My Bookshelf – Postpartum (2017-18)

My reading understandably has been curtailed after little one came along last Spring. I am getting some time to read again now which is great. Here’s a summary of what’s been on my bookshelf over the past year or so. I’m also trying to keep my Good Reads profile up to date if you’re interested: https://www.goodreads.com/user/show/61482869-megan

Non-Fiction
The Violin Maker: Finding a centuries old tradition in a Brooklyn workshop by John Marchese
Brilliant account of a top violin maker today Sam Zygmuntowicz, his workshop and violin making process. Being a violinist, obviously I’m biased to the subject matter but it was absolutely fascinating to get an inside view of the craft. Marchese’s musings on the luthier tradition, Stradivari and the Cremonese old masters, and the relationship between player and instrument were very insightful.
Hillbilly Elegy by J.D. Vance
Insightful firsthand account of that much talked about group, the “American working class.” Poignant, hilarious and tragic, Vance tells the story of his family and beating the odds to become a Yale law graduate while addressing head on important societal issues such as unemployment and migration, family ties and family breakdown and distrust of government.
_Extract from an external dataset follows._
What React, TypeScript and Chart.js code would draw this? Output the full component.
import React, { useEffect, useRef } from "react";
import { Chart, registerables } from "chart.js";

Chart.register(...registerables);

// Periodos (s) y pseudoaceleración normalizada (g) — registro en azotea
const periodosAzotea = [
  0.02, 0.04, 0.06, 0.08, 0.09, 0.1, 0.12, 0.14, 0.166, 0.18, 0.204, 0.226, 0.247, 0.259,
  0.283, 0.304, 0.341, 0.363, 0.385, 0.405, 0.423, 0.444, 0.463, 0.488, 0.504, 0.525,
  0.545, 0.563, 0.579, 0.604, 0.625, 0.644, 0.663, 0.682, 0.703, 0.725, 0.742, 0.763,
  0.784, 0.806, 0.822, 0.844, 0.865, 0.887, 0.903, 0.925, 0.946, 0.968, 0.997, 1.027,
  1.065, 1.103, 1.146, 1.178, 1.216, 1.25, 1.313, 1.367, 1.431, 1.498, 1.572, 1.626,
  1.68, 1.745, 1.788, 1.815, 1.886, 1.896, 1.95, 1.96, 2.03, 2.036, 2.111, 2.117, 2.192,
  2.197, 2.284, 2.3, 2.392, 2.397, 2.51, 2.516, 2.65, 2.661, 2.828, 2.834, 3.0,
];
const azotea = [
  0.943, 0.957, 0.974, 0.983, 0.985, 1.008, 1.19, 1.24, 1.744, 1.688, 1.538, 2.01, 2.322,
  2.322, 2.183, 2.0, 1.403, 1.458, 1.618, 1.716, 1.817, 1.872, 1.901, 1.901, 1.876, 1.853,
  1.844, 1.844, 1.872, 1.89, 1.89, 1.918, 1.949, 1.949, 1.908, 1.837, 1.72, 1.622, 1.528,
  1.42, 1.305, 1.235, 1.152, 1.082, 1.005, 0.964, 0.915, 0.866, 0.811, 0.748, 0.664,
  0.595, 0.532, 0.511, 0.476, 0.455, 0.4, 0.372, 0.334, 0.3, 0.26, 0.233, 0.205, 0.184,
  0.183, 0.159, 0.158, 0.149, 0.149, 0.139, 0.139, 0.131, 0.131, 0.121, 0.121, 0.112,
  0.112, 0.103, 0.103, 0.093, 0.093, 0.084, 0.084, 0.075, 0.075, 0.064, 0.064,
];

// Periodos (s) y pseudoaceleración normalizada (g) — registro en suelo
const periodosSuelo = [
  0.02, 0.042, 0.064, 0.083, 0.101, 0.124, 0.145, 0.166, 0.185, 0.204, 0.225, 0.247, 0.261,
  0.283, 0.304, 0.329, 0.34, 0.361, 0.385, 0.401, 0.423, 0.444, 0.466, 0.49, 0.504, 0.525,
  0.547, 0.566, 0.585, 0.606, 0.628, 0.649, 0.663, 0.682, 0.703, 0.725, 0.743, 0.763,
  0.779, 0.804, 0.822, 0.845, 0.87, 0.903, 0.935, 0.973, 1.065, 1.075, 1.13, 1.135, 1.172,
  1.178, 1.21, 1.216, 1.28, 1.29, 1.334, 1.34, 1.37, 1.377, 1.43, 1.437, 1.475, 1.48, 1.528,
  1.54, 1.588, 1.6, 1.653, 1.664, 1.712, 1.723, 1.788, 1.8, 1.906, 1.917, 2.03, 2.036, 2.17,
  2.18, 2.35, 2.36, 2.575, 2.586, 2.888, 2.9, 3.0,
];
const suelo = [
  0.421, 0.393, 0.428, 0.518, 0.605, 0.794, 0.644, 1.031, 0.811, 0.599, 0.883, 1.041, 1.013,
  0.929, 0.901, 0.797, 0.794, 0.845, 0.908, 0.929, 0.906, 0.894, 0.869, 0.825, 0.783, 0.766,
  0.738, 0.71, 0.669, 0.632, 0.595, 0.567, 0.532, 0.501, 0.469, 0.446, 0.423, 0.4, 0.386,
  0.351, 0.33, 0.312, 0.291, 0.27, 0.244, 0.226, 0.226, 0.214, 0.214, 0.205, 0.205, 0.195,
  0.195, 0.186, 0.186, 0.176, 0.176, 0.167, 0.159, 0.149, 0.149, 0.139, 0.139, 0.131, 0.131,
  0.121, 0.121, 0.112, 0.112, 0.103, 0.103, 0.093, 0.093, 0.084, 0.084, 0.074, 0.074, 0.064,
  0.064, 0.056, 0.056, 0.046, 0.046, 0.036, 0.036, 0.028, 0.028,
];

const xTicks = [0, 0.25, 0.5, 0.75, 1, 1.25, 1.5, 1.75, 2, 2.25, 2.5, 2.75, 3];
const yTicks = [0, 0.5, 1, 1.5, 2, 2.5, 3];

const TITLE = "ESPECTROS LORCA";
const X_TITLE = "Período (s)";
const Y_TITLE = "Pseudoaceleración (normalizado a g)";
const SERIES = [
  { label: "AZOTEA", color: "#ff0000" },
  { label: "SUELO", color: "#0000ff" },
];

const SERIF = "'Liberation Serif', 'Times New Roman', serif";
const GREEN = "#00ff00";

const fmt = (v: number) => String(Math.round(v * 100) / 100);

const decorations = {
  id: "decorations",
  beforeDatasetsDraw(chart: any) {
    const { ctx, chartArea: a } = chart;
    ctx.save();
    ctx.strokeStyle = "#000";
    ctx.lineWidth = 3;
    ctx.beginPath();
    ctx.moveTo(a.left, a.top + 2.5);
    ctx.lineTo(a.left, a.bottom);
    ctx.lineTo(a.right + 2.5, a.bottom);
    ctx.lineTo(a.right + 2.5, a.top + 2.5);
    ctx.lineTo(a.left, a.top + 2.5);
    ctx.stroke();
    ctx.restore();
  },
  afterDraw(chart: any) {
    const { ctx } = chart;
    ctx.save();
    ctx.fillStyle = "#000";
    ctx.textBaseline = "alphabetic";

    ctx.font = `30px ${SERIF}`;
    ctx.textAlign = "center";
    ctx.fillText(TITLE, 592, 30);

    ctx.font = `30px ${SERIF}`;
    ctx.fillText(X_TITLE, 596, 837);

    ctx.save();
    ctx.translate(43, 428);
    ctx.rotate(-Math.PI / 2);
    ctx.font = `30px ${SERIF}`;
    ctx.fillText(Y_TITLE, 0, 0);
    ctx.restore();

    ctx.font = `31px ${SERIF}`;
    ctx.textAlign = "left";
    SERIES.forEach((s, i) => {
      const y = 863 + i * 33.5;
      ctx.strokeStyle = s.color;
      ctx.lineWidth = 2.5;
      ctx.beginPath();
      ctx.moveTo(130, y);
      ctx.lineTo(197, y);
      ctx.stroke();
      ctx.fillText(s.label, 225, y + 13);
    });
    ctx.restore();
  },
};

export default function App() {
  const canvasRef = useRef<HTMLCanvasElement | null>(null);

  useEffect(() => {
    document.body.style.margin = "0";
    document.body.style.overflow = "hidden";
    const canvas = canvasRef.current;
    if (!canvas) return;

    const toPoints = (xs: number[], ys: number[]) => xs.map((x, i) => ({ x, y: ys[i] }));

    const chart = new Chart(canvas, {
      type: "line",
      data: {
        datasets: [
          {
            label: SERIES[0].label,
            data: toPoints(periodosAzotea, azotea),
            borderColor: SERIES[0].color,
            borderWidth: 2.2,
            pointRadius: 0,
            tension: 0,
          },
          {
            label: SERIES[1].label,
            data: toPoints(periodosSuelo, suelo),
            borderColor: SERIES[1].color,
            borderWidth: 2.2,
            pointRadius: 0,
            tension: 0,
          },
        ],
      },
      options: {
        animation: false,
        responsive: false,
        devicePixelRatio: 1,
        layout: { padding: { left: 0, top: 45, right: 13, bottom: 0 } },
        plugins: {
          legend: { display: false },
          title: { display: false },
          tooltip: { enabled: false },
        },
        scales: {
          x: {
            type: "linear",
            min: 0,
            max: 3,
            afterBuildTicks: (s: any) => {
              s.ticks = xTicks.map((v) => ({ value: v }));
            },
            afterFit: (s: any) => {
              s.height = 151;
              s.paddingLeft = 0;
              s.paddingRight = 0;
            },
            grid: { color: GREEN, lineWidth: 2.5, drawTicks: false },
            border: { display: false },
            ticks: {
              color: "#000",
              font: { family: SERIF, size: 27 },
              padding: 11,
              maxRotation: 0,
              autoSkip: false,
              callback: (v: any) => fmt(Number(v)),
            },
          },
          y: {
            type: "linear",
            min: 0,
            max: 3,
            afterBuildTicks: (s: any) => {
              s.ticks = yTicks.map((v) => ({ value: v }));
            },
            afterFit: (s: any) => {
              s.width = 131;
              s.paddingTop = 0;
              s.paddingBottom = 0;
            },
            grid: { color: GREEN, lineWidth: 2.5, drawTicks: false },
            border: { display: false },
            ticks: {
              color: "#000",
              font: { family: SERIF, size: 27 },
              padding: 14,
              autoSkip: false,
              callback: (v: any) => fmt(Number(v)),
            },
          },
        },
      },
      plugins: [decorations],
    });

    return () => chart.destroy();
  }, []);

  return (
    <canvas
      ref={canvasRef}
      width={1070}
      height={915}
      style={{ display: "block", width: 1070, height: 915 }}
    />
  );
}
How to be a Brit by George Mikes
Hilarious and absolutely on the mark, despite the first part being published in 1946. A must read for expats, Anglophiles and self-deprecating Britons (which is most of them).

Fiction
Dune series by Frank Herbert
A landmark sci-fi series and I can see why. I’ve read the first two. Well worth it. Though I’m not sure how the rest of the series holds up.

The Bone Season series by Samantha Shannon
An interesting premise – set in the not too distant future in London where a police state, Scion, targets a clairvoyant underclass. Meanwhile an alien (?) race, the Rephaim abduct clairvoyants to their prison city in Oxford for nefarious purposes. The heroine Paige is a gifted clairvoyant who takes it all on after she’s abducted. It does take a strange Stockholm syndrome turn but found the first two novels fast-paced, exciting reads.

Little Women series by Louisa May Alcott
Timeless classic that I revisited after watching the BBC series. I read the first two and almost couldn’t put them down despite knowing what was going to happen next.